--- Dataset excerpt ---

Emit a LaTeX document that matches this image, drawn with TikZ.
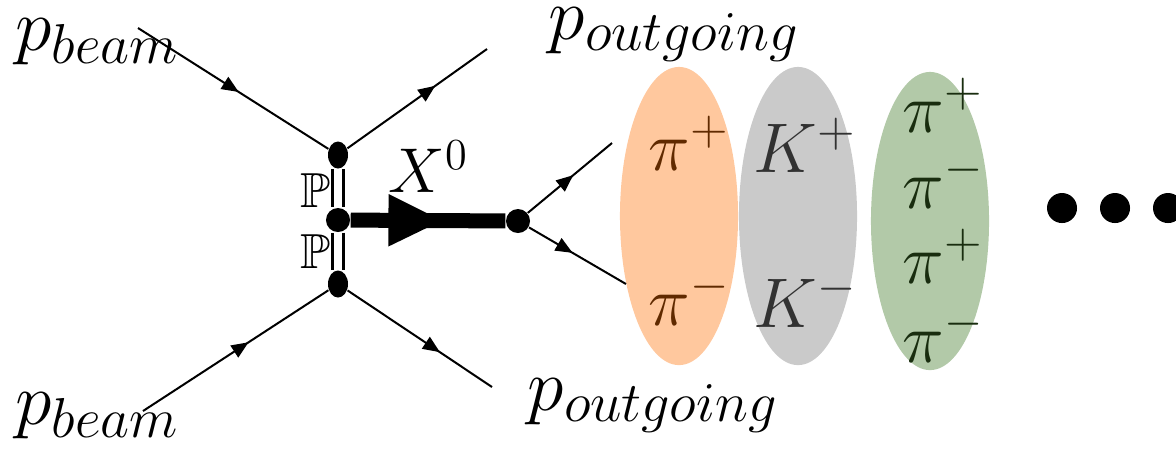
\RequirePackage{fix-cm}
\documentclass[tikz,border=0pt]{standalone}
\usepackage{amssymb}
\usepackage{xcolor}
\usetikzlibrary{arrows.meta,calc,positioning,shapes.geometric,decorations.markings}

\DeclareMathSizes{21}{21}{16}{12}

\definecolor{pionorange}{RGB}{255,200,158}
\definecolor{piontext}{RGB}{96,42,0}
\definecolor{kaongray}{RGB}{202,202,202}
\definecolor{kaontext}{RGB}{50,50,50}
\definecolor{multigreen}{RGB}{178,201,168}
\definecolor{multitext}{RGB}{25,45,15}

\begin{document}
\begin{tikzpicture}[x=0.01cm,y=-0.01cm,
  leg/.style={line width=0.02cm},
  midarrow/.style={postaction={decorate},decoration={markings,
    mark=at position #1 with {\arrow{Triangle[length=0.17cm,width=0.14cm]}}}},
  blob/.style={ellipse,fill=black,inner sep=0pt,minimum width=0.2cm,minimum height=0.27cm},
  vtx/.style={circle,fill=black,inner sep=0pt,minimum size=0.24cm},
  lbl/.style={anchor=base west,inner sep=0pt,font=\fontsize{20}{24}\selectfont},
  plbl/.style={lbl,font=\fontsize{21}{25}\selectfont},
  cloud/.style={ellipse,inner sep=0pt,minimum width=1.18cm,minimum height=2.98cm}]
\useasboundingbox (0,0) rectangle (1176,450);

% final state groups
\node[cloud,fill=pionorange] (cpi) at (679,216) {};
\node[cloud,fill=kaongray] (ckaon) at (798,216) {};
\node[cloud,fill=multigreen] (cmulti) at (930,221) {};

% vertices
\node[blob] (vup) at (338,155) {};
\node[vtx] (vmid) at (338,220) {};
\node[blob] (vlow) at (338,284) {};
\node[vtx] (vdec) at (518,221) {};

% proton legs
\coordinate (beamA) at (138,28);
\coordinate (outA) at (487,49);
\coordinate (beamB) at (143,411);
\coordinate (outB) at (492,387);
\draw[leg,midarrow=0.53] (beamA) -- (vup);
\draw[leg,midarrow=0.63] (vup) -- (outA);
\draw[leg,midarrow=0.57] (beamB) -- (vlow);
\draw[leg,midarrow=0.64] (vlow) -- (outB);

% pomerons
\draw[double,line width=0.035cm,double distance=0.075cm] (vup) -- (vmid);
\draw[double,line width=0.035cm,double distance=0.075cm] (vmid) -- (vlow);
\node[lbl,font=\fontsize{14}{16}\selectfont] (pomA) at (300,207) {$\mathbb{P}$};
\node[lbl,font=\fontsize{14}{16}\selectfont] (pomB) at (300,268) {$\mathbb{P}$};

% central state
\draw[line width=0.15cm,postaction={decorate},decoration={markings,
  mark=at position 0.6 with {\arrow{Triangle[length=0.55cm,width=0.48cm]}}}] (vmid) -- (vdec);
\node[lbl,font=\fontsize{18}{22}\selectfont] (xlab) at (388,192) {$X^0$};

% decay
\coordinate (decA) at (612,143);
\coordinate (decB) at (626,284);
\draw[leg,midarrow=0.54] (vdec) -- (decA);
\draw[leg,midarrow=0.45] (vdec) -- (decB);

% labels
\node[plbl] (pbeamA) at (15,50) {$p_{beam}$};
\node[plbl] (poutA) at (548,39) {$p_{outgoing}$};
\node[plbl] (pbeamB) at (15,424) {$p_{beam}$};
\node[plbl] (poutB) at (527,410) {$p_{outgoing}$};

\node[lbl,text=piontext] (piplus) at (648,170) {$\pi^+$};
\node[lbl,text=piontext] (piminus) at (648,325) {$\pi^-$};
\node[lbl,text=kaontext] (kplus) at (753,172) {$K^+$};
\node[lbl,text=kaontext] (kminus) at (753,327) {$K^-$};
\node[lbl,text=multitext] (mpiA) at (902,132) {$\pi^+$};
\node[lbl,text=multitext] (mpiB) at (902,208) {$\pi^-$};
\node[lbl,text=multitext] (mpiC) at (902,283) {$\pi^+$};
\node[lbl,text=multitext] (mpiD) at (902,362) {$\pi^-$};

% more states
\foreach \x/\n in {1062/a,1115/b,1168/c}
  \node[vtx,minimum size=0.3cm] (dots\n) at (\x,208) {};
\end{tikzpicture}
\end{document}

---

- [Exercise directions] Leaving out the pictures, repeat the data above exactly.

- [Output of the task]
Emit a LaTeX document that matches this image, drawn with TikZ.
\RequirePackage{fix-cm}
\documentclass[tikz,border=0pt]{standalone}
\usepackage{amssymb}
\usepackage{xcolor}
\usetikzlibrary{arrows.meta,calc,positioning,shapes.geometric,decorations.markings}

\DeclareMathSizes{21}{21}{16}{12}

\definecolor{pionorange}{RGB}{255,200,158}
\definecolor{piontext}{RGB}{96,42,0}
\definecolor{kaongray}{RGB}{202,202,202}
\definecolor{kaontext}{RGB}{50,50,50}
\definecolor{multigreen}{RGB}{178,201,168}
\definecolor{multitext}{RGB}{25,45,15}

\begin{document}
\begin{tikzpicture}[x=0.01cm,y=-0.01cm,
  leg/.style={line width=0.02cm},
  midarrow/.style={postaction={decorate},decoration={markings,
    mark=at position #1 with {\arrow{Triangle[length=0.17cm,width=0.14cm]}}}},
  blob/.style={ellipse,fill=black,inner sep=0pt,minimum width=0.2cm,minimum height=0.27cm},
  vtx/.style={circle,fill=black,inner sep=0pt,minimum size=0.24cm},
  lbl/.style={anchor=base west,inner sep=0pt,font=\fontsize{20}{24}\selectfont},
  plbl/.style={lbl,font=\fontsize{21}{25}\selectfont},
  cloud/.style={ellipse,inner sep=0pt,minimum width=1.18cm,minimum height=2.98cm}]
\useasboundingbox (0,0) rectangle (1176,450);

% final state groups
\node[cloud,fill=pionorange] (cpi) at (679,216) {};
\node[cloud,fill=kaongray] (ckaon) at (798,216) {};
\node[cloud,fill=multigreen] (cmulti) at (930,221) {};

% vertices
\node[blob] (vup) at (338,155) {};
\node[vtx] (vmid) at (338,220) {};
\node[blob] (vlow) at (338,284) {};
\node[vtx] (vdec) at (518,221) {};

% proton legs
\coordinate (beamA) at (138,28);
\coordinate (outA) at (487,49);
\coordinate (beamB) at (143,411);
\coordinate (outB) at (492,387);
\draw[leg,midarrow=0.53] (beamA) -- (vup);
\draw[leg,midarrow=0.63] (vup) -- (outA);
\draw[leg,midarrow=0.57] (beamB) -- (vlow);
\draw[leg,midarrow=0.64] (vlow) -- (outB);

% pomerons
\draw[double,line width=0.035cm,double distance=0.075cm] (vup) -- (vmid);
\draw[double,line width=0.035cm,double distance=0.075cm] (vmid) -- (vlow);
\node[lbl,font=\fontsize{14}{16}\selectfont] (pomA) at (300,207) {$\mathbb{P}$};
\node[lbl,font=\fontsize{14}{16}\selectfont] (pomB) at (300,268) {$\mathbb{P}$};

% central state
\draw[line width=0.15cm,postaction={decorate},decoration={markings,
  mark=at position 0.6 with {\arrow{Triangle[length=0.55cm,width=0.48cm]}}}] (vmid) -- (vdec);
\node[lbl,font=\fontsize{18}{22}\selectfont] (xlab) at (388,192) {$X^0$};

% decay
\coordinate (decA) at (612,143);
\coordinate (decB) at (626,284);
\draw[leg,midarrow=0.54] (vdec) -- (decA);
\draw[leg,midarrow=0.45] (vdec) -- (decB);

% labels
\node[plbl] (pbeamA) at (15,50) {$p_{beam}$};
\node[plbl] (poutA) at (548,39) {$p_{outgoing}$};
\node[plbl] (pbeamB) at (15,424) {$p_{beam}$};
\node[plbl] (poutB) at (527,410) {$p_{outgoing}$};

\node[lbl,text=piontext] (piplus) at (648,170) {$\pi^+$};
\node[lbl,text=piontext] (piminus) at (648,325) {$\pi^-$};
\node[lbl,text=kaontext] (kplus) at (753,172) {$K^+$};
\node[lbl,text=kaontext] (kminus) at (753,327) {$K^-$};
\node[lbl,text=multitext] (mpiA) at (902,132) {$\pi^+$};
\node[lbl,text=multitext] (mpiB) at (902,208) {$\pi^-$};
\node[lbl,text=multitext] (mpiC) at (902,283) {$\pi^+$};
\node[lbl,text=multitext] (mpiD) at (902,362) {$\pi^-$};

% more states
\foreach \x/\n in {1062/a,1115/b,1168/c}
  \node[vtx,minimum size=0.3cm] (dots\n) at (\x,208) {};
\end{tikzpicture}
\end{document}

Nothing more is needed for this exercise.